» THE REQUEST
Starting with the first line below, extract each line through the one that contains "const seriesNames = ['industrijsko', 'udaljeno', 'urbano'];", inclusive, excluding pictures.

-- Begin SOURCE DATA --

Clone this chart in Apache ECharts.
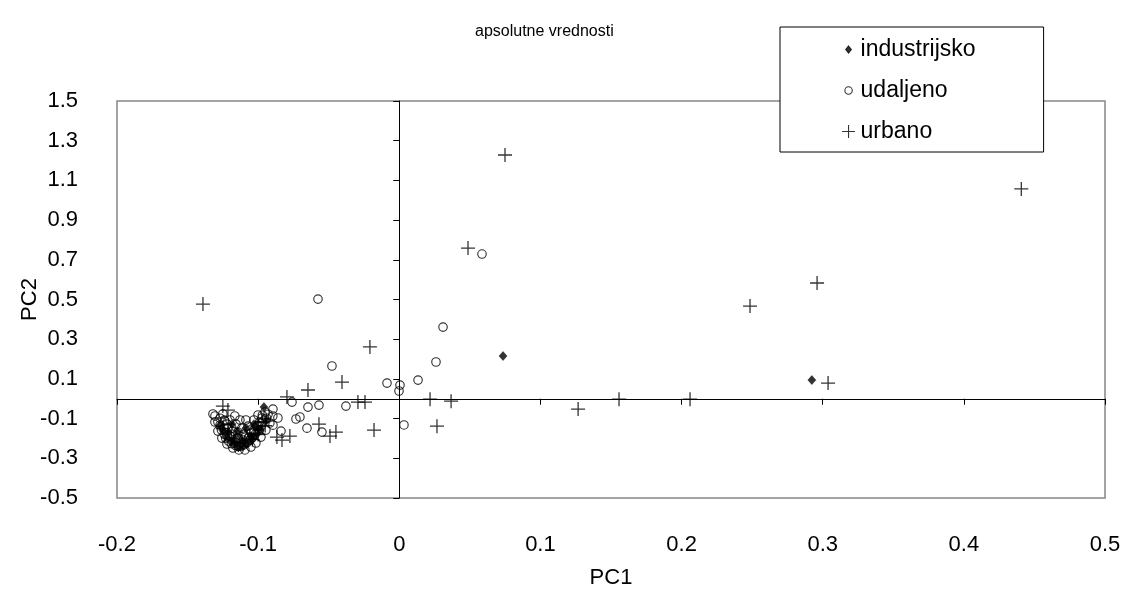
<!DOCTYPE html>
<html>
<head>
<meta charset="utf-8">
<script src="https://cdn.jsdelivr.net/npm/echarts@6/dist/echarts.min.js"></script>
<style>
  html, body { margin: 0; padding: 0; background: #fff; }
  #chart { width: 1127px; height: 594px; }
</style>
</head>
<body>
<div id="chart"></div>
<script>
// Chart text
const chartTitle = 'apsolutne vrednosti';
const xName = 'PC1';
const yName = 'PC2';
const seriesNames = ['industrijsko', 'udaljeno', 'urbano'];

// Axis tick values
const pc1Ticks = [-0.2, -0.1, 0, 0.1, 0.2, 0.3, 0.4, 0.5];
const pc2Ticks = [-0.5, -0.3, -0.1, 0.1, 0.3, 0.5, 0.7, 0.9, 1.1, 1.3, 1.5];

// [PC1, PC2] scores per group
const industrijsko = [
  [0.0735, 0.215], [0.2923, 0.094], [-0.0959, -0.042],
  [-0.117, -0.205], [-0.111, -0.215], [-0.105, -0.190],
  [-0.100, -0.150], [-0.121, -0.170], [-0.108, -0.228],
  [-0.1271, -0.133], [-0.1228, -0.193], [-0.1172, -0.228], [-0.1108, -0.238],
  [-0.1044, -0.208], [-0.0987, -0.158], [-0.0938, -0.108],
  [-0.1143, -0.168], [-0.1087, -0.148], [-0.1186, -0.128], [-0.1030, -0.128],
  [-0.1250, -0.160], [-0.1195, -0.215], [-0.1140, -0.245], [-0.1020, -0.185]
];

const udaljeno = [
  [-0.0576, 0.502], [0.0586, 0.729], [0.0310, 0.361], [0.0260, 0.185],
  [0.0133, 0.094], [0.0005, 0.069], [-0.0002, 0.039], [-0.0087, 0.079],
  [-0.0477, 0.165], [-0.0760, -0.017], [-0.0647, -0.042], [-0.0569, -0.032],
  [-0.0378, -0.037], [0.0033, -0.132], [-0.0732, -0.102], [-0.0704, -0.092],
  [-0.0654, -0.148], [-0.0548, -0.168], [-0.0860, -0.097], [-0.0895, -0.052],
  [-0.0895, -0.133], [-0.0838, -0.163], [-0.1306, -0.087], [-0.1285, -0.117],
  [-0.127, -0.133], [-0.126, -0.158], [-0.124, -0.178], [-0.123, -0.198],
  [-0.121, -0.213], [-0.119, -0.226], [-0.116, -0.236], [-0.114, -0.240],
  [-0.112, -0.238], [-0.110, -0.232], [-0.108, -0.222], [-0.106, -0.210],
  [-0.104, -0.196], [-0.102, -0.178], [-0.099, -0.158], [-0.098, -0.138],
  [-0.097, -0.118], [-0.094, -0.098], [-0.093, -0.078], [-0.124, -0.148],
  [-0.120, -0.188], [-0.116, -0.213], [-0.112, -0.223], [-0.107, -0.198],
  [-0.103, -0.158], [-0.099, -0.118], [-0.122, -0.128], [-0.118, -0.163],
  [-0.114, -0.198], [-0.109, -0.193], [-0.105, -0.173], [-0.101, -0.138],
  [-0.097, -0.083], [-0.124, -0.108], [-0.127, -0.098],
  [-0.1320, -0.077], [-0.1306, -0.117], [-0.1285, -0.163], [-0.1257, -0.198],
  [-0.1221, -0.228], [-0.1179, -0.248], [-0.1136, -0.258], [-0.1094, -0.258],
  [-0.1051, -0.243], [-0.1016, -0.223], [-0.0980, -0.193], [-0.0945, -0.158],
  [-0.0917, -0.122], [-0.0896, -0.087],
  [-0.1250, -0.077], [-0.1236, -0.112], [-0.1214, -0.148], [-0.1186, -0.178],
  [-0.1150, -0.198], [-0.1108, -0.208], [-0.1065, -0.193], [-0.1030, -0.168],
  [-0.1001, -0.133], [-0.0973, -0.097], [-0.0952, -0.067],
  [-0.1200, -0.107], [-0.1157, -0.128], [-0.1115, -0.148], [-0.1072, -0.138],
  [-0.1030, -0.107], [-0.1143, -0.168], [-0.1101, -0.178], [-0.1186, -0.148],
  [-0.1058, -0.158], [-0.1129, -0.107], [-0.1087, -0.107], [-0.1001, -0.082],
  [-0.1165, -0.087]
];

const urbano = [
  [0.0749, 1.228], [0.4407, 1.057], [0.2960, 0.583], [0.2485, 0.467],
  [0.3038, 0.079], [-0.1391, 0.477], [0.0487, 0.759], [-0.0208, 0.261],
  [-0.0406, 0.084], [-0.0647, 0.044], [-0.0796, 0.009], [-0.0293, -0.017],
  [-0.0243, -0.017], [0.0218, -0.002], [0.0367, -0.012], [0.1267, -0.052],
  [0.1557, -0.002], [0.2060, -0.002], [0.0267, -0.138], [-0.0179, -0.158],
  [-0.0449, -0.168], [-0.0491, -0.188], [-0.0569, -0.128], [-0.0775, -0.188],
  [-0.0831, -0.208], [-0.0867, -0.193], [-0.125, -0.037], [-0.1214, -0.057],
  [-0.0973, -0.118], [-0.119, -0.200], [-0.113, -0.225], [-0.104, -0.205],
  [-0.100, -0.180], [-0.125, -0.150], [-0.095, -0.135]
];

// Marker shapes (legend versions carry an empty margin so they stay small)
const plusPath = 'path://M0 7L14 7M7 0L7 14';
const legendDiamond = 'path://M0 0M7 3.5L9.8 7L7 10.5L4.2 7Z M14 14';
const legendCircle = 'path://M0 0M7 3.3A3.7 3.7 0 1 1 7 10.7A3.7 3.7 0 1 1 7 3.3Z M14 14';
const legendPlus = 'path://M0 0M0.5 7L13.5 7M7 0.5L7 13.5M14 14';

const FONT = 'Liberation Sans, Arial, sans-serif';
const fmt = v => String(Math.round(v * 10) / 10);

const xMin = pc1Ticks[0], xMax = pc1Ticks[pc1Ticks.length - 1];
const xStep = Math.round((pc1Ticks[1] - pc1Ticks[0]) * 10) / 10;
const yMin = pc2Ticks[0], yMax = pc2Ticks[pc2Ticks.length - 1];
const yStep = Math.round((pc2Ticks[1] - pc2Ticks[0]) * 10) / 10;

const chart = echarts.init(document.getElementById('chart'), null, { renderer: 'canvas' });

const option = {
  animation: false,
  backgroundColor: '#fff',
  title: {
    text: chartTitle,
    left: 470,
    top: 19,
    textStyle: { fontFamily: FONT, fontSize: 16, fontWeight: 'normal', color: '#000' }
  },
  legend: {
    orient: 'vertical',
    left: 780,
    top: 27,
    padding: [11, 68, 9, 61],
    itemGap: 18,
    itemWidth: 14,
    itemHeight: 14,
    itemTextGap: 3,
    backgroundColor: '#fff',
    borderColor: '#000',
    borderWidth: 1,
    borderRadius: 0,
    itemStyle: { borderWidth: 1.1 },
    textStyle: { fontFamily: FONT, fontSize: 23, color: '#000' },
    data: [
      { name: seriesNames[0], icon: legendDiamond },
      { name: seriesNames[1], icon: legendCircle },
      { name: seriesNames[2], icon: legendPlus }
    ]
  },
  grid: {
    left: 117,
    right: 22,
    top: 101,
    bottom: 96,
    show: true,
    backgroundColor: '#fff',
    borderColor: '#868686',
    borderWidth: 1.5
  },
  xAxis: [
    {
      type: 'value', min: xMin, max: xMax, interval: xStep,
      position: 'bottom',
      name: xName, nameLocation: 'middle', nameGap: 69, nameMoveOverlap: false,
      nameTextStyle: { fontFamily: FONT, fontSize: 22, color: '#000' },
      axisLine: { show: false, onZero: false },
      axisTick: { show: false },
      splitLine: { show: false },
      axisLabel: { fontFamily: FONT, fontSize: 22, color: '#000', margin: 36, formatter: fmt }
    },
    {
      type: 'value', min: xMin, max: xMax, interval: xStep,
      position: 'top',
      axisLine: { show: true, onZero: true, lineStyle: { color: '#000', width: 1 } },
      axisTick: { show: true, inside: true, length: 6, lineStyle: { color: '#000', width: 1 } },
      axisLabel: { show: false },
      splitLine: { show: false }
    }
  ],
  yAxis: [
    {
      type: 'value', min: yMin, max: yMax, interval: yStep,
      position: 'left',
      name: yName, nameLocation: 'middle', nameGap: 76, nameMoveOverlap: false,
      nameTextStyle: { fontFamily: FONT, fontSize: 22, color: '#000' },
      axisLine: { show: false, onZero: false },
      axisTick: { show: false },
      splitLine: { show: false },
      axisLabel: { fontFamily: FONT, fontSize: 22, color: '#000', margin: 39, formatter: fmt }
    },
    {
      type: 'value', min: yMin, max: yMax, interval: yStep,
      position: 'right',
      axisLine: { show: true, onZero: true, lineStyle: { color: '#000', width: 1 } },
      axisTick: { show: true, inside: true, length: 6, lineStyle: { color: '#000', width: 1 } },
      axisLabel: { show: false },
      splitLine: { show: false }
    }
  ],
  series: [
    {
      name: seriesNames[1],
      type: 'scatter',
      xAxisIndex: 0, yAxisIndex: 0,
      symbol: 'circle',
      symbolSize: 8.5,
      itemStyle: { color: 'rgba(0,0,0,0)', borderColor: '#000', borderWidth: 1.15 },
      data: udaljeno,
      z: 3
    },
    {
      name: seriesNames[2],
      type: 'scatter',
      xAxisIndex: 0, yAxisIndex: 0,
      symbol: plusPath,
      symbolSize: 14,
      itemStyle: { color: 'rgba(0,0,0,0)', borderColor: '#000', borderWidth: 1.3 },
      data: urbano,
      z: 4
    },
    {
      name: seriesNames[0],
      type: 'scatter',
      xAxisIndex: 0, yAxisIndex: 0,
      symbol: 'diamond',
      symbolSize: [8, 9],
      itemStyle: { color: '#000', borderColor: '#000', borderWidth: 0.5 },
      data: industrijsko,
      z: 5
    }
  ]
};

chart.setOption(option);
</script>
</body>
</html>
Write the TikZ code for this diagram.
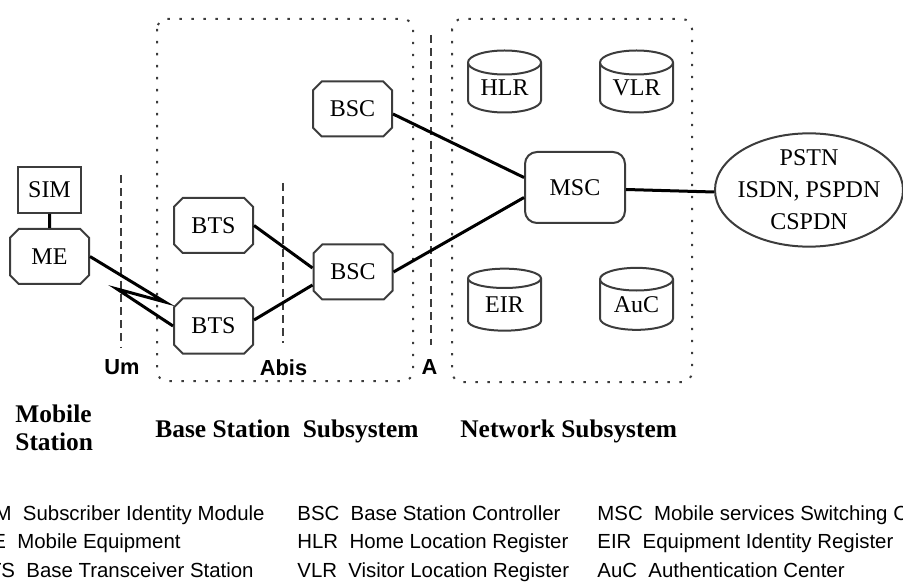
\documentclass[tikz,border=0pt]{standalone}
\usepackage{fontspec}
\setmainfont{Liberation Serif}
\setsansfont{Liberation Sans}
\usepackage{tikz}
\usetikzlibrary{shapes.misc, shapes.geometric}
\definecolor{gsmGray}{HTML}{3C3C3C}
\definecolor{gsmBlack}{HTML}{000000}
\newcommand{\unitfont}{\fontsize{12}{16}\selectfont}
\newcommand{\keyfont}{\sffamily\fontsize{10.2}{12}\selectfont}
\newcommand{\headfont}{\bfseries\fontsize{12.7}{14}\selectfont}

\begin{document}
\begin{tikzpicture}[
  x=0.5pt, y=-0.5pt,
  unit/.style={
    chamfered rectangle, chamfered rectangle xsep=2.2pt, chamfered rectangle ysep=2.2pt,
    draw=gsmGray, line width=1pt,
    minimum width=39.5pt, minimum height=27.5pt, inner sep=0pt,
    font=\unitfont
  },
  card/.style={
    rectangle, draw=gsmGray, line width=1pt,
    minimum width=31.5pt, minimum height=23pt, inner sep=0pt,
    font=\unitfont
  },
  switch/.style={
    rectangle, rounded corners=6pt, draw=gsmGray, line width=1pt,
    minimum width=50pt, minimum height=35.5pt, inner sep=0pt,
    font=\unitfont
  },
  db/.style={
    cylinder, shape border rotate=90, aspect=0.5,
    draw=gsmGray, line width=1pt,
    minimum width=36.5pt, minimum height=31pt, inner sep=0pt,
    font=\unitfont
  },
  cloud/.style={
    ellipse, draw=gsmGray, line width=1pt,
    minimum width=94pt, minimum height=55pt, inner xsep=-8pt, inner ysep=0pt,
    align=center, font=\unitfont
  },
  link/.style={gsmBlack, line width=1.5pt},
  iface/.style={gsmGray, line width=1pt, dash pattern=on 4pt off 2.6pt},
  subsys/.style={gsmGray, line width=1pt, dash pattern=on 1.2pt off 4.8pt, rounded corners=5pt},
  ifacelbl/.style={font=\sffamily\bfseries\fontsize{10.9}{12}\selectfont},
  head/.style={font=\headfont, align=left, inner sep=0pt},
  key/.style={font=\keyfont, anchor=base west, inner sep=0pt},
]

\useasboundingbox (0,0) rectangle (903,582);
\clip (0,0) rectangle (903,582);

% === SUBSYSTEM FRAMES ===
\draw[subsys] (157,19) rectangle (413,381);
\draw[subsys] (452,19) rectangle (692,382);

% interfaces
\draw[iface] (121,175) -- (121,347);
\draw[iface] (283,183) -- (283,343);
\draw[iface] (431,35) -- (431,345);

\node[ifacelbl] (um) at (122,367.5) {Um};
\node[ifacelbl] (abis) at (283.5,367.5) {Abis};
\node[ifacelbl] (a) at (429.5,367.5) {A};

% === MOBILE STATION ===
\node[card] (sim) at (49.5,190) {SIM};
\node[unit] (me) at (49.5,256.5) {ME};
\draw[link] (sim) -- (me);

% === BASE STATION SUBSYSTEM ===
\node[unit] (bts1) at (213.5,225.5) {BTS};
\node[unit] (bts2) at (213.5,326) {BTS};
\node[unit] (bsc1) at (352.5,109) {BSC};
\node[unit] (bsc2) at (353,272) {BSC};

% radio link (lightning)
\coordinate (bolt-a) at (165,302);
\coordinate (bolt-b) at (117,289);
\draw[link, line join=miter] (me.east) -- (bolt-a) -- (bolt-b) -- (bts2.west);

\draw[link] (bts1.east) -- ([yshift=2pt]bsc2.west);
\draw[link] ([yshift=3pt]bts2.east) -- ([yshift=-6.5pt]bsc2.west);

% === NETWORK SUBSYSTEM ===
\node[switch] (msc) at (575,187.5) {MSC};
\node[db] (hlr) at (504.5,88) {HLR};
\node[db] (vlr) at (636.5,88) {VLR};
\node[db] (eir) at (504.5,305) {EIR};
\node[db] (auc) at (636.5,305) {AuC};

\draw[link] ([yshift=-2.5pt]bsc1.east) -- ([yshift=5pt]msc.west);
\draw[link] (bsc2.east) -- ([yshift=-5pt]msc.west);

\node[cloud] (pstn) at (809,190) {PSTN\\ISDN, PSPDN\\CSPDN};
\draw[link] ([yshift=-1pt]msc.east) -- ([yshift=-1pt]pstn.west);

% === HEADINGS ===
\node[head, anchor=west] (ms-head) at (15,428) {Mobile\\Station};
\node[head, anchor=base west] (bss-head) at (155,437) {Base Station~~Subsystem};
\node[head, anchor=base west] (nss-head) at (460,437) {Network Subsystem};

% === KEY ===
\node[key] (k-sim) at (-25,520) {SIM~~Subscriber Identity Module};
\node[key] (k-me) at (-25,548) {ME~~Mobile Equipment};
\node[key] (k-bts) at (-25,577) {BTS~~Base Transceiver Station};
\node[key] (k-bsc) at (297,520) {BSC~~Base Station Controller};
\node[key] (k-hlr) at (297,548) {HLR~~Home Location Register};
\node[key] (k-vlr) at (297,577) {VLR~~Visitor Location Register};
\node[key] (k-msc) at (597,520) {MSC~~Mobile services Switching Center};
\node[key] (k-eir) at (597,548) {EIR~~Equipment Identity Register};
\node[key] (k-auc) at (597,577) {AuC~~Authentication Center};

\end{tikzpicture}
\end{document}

-- End SOURCE DATA --

» SOLUTION TO THE PROBLEM
Clone this chart in Apache ECharts.
<!DOCTYPE html>
<html>
<head>
<meta charset="utf-8">
<script src="https://cdn.jsdelivr.net/npm/echarts@6/dist/echarts.min.js"></script>
<style>
  html, body { margin: 0; padding: 0; background: #fff; }
  #chart { width: 1127px; height: 594px; }
</style>
</head>
<body>
<div id="chart"></div>
<script>
// Chart text
const chartTitle = 'apsolutne vrednosti';
const xName = 'PC1';
const yName = 'PC2';
const seriesNames = ['industrijsko', 'udaljeno', 'urbano'];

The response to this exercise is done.